Bis 1920 war Charlottenburg unabhängig und die reichste Stadt Preußens
Charlottenburg war als Residenzstadt für das Schloss gegründet worden, das der spätere preußische König Friedrich I. 1695 für seine Ehefrau Sophie Charlotte bauen ließ. Genau wie Wilmersdorf sollte es den Charakter einer Sommerfrische noch bis zum Beginn des 20. Jahrhunderts behalten. Der „Millionenbauer“ Otto Schramm, der es mit dem Verkauf seines Ackerlandes an Bauunternehmen zu Reichtum gebracht hatte, betrieb ab 1879 an der Wilmersdorfer Wilhelmsaue ein Garten- und Tanzlokal mit eigenem Freibad. Eine um 1900 dort ausgeliehene, tomatenrote und übergroße Badehose liegt jetzt in einer Museumsvitrine.
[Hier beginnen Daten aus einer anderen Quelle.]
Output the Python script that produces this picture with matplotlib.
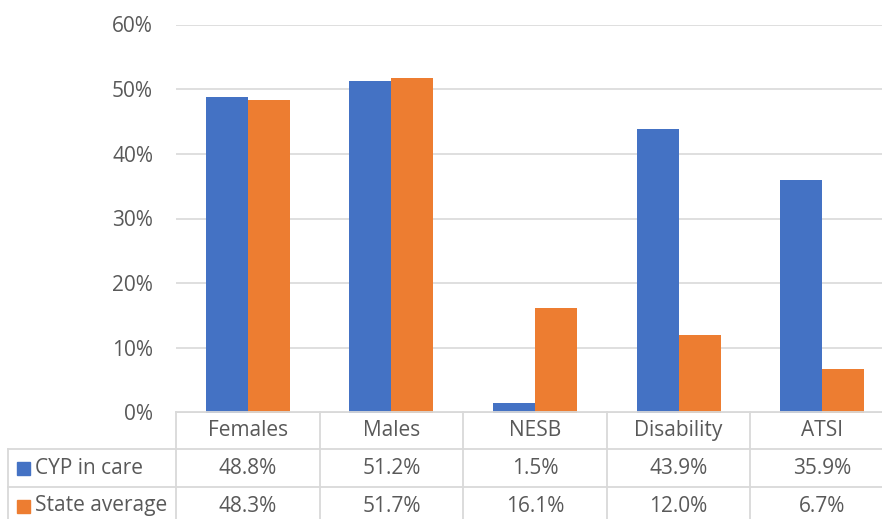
import matplotlib
matplotlib.use("Agg")
import matplotlib.pyplot as plt
from matplotlib.lines import Line2D
from matplotlib.patches import Rectangle
import numpy as np

categories = ["Females", "Males", "NESB", "Disability", "ATSI"]
series_names = ["CYP in care", "State average"]
cyp_in_care = [48.8, 51.2, 1.5, 43.9, 35.9]
state_average = [48.3, 51.7, 16.1, 12.0, 6.7]
y_ticks = [0, 10, 20, 30, 40, 50, 60]

BLUE = "#4472C4"
ORANGE = "#ED7D31"
TEXT = "#595959"
GRID = "#D9D9D9"
FS = 15

W, H = 882, 519
plt.rcParams["font.family"] = ["Open Sans", "DejaVu Sans"]

fig = plt.figure(figsize=(W / 100, H / 100), dpi=100)


def fx(px):
    return px / W


def fy(py):
    return 1 - py / H


# plot area in pixels: the last column runs past the right edge
left, right, top, bottom = 176, 894, 24.5, 412.5
ax = fig.add_axes([fx(left), fy(bottom), fx(right - left), fy(top) - fy(bottom)])

n = len(categories)
x = np.arange(n)
w = 0.293
ax.bar(x - w / 2, cyp_in_care, w, color=BLUE, zorder=3)
ax.bar(x + w / 2, state_average, w, color=ORANGE, zorder=3)

ax.set_xlim(-0.5, n - 0.5)
ax.set_ylim(0, 60)
ax.set_yticks(y_ticks, [f"{t}%" for t in y_ticks])
ax.set_xticks([])
ax.tick_params(axis="y", length=0, pad=16.5, labelsize=FS, labelcolor=TEXT)
ax.yaxis.grid(True, color=GRID, linewidth=1.2, zorder=0)
for s in ax.spines.values():
    s.set_visible(False)

# data table underneath the plot
col_w = (right - left) / n
rows_y = [412, 449, 487, 525]
lw = 1.3


def hline(x0, x1, y):
    fig.add_artist(Line2D([fx(x0), fx(x1)], [fy(y), fy(y)], color=GRID, lw=lw))


def vline(xp, y0, y1):
    fig.add_artist(Line2D([fx(xp), fx(xp)], [fy(y0), fy(y1)], color=GRID, lw=lw))


hline(left, W, rows_y[0])
hline(8, W, rows_y[1])
hline(8, W, rows_y[2])
vline(8, rows_y[1], H)
for i in range(n + 1):
    vline(left + i * col_w, rows_y[0], H)

for i, cat in enumerate(categories):
    cx = left + (i + 0.5) * col_w
    fig.text(fx(cx), fy((rows_y[0] + rows_y[1]) / 2), cat, ha="center", va="center",
             fontsize=FS, color=TEXT)
    for r, vals in enumerate([cyp_in_care, state_average]):
        cy = (rows_y[r + 1] + rows_y[r + 2]) / 2
        fig.text(fx(cx), fy(cy), f"{vals[i]:.1f}%", ha="center", va="center",
                 fontsize=FS, color=TEXT)

for r, (name, col) in enumerate(zip(series_names, [BLUE, ORANGE])):
    cy = (rows_y[r + 1] + rows_y[r + 2]) / 2
    fig.add_artist(Rectangle((fx(17), fy(cy + 6.5)), fx(13), fy(cy - 6.5) - fy(cy + 6.5),
                             color=col, transform=fig.transFigure))
    fig.text(fx(35), fy(cy), name, ha="left", va="center", fontsize=FS, color=TEXT)

fig.savefig("out.png", dpi=100)
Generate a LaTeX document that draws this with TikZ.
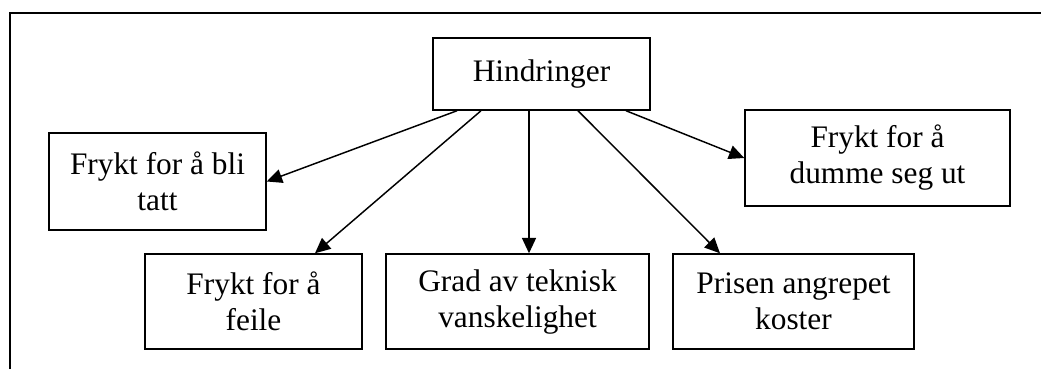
\documentclass[tikz,border=0pt]{standalone}
\usepackage{fontspec}
\setmainfont{Liberation Serif}
\usetikzlibrary{arrows.meta,calc}
\begin{document}
\begin{tikzpicture}[x=0.75pt,y=-0.75pt,
  box/.style={draw,line width=1.1pt,rectangle,inner sep=0pt,align=center,
    font=\fontsize{23.5}{27}\selectfont},
  arr/.style={line width=1.1pt,-{Triangle[length=11.5pt,width=10.5pt]}},
  frame/.style={line width=1.5pt}]
\useasboundingbox (0,0) rectangle (1041,369);
% open frame along the top and left edges
\coordinate (fb) at (10,369);
\coordinate (fc) at (10,13);
\coordinate (fr) at (1041,13);
\draw[frame] (fb) -- (fc) -- (fr);
% root and its five outcomes
\node[box,minimum width=162.75pt,minimum height=54pt] (h) at (541.5,74) {Hindringer};
\node[box,minimum width=162.75pt,minimum height=72.75pt] (tatt) at (157.5,181.5) {Frykt for å bli\\tatt};
\node[box,minimum width=198.75pt,minimum height=72pt] (dumme) at (877.5,158) {Frykt for å\\dumme seg ut};
\node[box,minimum width=162.75pt,minimum height=71.25pt] (feile) at (253.5,301.5) {Frykt for å\\feile};
\node[box,minimum width=197.25pt,minimum height=71.25pt] (grad) at (517.5,301.5) {Grad av teknisk\\vanskelighet};
\node[box,minimum width=180.75pt,minimum height=71.25pt] (pris) at (793.5,301.5) {Prisen angrepet\\koster};
% connectors
\draw[arr] ($(h.south)+(-84.5,0)$) -- (tatt.east);
\draw[arr] ($(h.south)+(-60.5,0)$) -- ($(feile.north)+(61.5,0)$);
\draw[arr] ($(h.south)+(-12.5,0)$) -- ($(grad.north)+(11.5,0)$);
\draw[arr] ($(h.south)+(36.5,0)$) -- ($(pris.north)+(-73.5,0)$);
\draw[arr] ($(h.south)+(84.5,0)$) -- (dumme.west);
\end{tikzpicture}
\end{document}
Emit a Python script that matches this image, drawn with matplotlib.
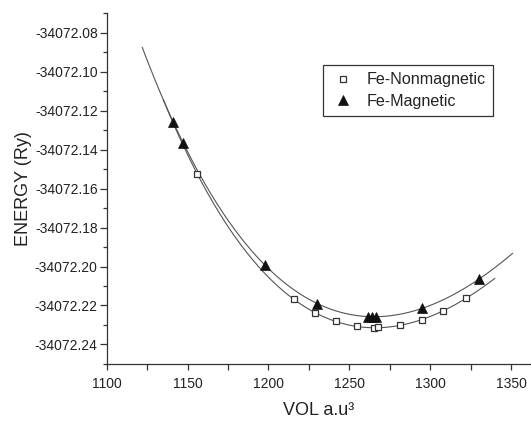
import matplotlib
matplotlib.use("Agg")
import matplotlib.pyplot as plt
import numpy as np
from matplotlib.ticker import FormatStrFormatter, MultipleLocator

plt.rcParams["font.family"] = ["Liberation Sans", "DejaVu Sans"]

# Fe-Nonmagnetic (open squares)
vol_nm = [1156.0, 1215.8, 1228.8, 1241.8, 1254.8, 1265.3, 1268.0, 1281.2, 1294.8, 1308.2, 1322.0]
e_nm = [-34072.1525, -34072.2168, -34072.2239, -34072.2281, -34072.2307, -34072.2316,
        -34072.2312, -34072.2300, -34072.2275, -34072.2228, -34072.2163]

# Fe-Magnetic (filled triangles)
vol_m = [1141.2, 1147.4, 1197.9, 1230.3, 1261.4, 1264.1, 1266.7, 1294.8, 1330.3]
e_m = [-34072.1261, -34072.1367, -34072.1993, -34072.2190, -34072.2258, -34072.2258,
       -34072.2258, -34072.2213, -34072.2065]

E0 = -34072.0


def eos_fit(v, e, vmin, vmax):
    # Birch-Murnaghan style: cubic in V^(-2/3)
    v = np.asarray(v)
    e = np.asarray(e) - E0
    c = np.polyfit(v ** (-2.0 / 3.0), e, 3)
    vv = np.linspace(vmin, vmax, 300)
    return vv, np.polyval(c, vv ** (-2.0 / 3.0)) + E0


fig = plt.figure(figsize=(5.31, 4.21), dpi=100)
ax = fig.add_axes([0.2009, 0.1354, 0.7991, 0.8337])

vv, ee = eos_fit(vol_m, e_m, 1122, 1351)
ax.plot(vv, ee, color="#555555", lw=0.8, zorder=2)
vv, ee = eos_fit(vol_nm, e_nm, 1135, 1340)
ax.plot(vv, ee, color="#555555", lw=0.8, zorder=2)

ax.plot(vol_nm, e_nm, ls="none", marker="s", ms=5, mfc="white", mec="#333333",
        mew=0.9, label="Fe-Nonmagnetic", zorder=3)
ax.plot(vol_m, e_m, ls="none", marker="^", ms=6.5, mfc="#111111", mec="#111111",
        mew=0.5, label="Fe-Magnetic", zorder=4)

ax.set_xlim(1100, 1362.4)
ax.set_ylim(-34072.25, -34072.07)
ax.set_xticks([1100, 1150, 1200, 1250, 1300, 1350])
ax.xaxis.set_minor_locator(MultipleLocator(25))
ax.set_yticks([-34072.24, -34072.22, -34072.20, -34072.18, -34072.16, -34072.14,
               -34072.12, -34072.10, -34072.08])
ax.yaxis.set_minor_locator(MultipleLocator(0.01))
ax.yaxis.set_major_formatter(FormatStrFormatter("%.2f"))

for s in ("top", "right"):
    ax.spines[s].set_visible(False)
for s in ("left", "bottom"):
    ax.spines[s].set_color("#333333")
    ax.spines[s].set_linewidth(0.9)

ax.tick_params(axis="both", which="both", direction="out", colors="#333333",
               labelcolor="#222222", labelsize=10, width=0.9)
ax.tick_params(axis="x", which="major", length=4.5, pad=5)
ax.tick_params(axis="x", which="minor", length=4.5)
ax.tick_params(axis="y", which="major", length=5, pad=1.5)
ax.tick_params(axis="y", which="minor", length=3)

ax.set_xlabel("VOL a.u³", fontsize=13, color="#222222", labelpad=8)
ax.set_ylabel("ENERGY (Ry)", fontsize=13, color="#222222", labelpad=2)

leg = ax.legend(loc="upper left", bbox_to_anchor=(0.509, 0.852), borderaxespad=0,
                fontsize=11.6, numpoints=1, handlelength=1.6, handletextpad=0.7,
                borderpad=0.45, labelspacing=0.4, fancybox=False, framealpha=1)
leg.get_frame().set_edgecolor("#333333")
leg.get_frame().set_linewidth(0.9)
for t in leg.get_texts():
    t.set_color("#222222")

fig.savefig("out.png", dpi=100, facecolor="white")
Ein Stück weiter ist eine wuchtige Gehwegplatte aus Granit zu sehen, die früher auch „Charlottenburger“ oder „Schweinebauch“ genannt wurde. An ihr lässt sich der Wohlstand der bis 1920 unabhängigen Stadt Charlottenburg ablesen, die zu Beginn des 20. Jahrhunderts die reichste Stadt Preußens war. Zu verdanken hatte sie ihren Aufstieg Tüftlern wie Hermann Aron, der 1884 das erste Gerät erfand, das den Verbrauch von Strom messen konnte. Ein Nachfolger dieses Apparats steht neben einem Radio der Marke „Nora“ von 1929. Manfred Aron, Hermanns Sohn, bediente damit den damals boomenden Markt für Rundfunkgeräte. Aus Angst vor Antisemitismus benannte er die Firma um: sein Nachname rückwärts. Ab 1933 hieß sie noch neutraler „Heliowatt AG“, was aber nicht verhindern konnte, dass Manfred Aron sein Unternehmen zwangsweise an Siemens verkaufen musste.
Vom Drama des 2. Juni 1967 künden zwei Schah-Masken, mit denen Studenten gegen den Besuch des persischen Potentaten protestierten – und das SED-Parteibuch des Polizisten Karl-Heinz Kurras, der Benno Ohnesorg erschoss. Doch der Gang durch die Stadtgeschichte endet tröstlich, mit den Engelsflügeln, die Otto Sander in Wim Wenders’ Film „In weiter Ferne, so nah!“ trug.
„Westen“, ab 2. Dezember in der Villa Oppenheim, Schlossstraße 55, www.villa-oppenheim-berlin.de. Di.–Fr. 10–17, Sa./So. 11–17 Uhr, Eintritt frei.